Several years ago, when I was working on a project to compile 19th century Utah schoolteachers' narratives in a book, I found this quote from noted scholar Carolyn Heilbrun: "Women in the past have a dreadful tendency to disappear in a cloud of anonymity and silence."
Heilbrun felt that it was important to recover their voices and stories. I was also inspired by other scholars already at work recovering the voices and stories of Utah women: Claudia Bushman, Maureen Ursenbach Beecher, Lavina Fielding Anderson, Carol Cornwall Madsen. I learned about important women in Utah's history: Emmeline B. Wells, editor of The Woman's Exponent and friend to Susan B. Anthony; Martha Hughes Cannon, physician and senator, the first woman in the U.S. to be elected to a state senate; Amy Brown Lyman, student of Jane Addams at Hull House, who drew on the experience to develop social programs for Utah women.

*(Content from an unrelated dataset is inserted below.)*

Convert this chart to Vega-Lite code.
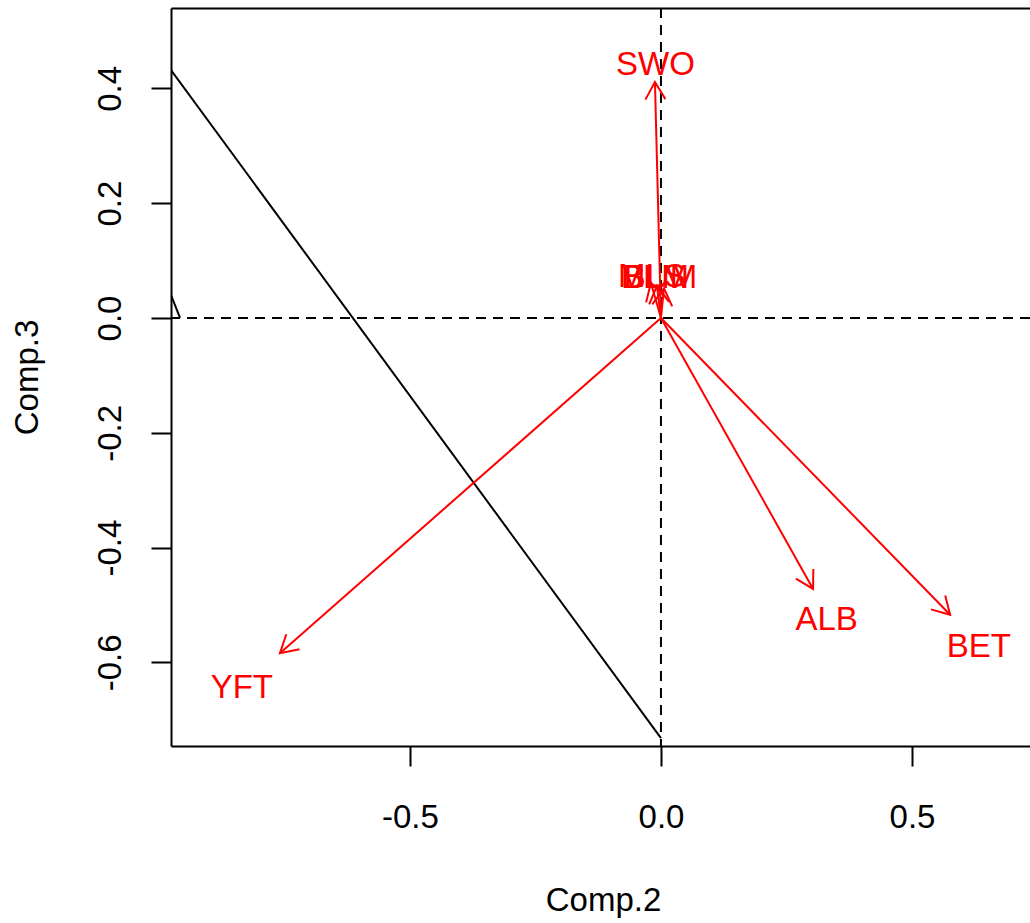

Sadly, women are largely missing from American history. A review of 18 U.S. history textbooks showed that only 10 percent of the individuals discussed are women; of America's 2,400 national historic landmarks, fewer than 8 percent are devoted to the accomplishments of women; and only 13 of the 217 statues in the U.S. Capitol represent women. As Women's Equality Day the anniversary of the 19th Amendment, which granted women the vote approaches, there is an opportunity to change that. A National Women's History Museum in Washington, D.C., is closer than ever to passage, fueled by bipartisan legislation.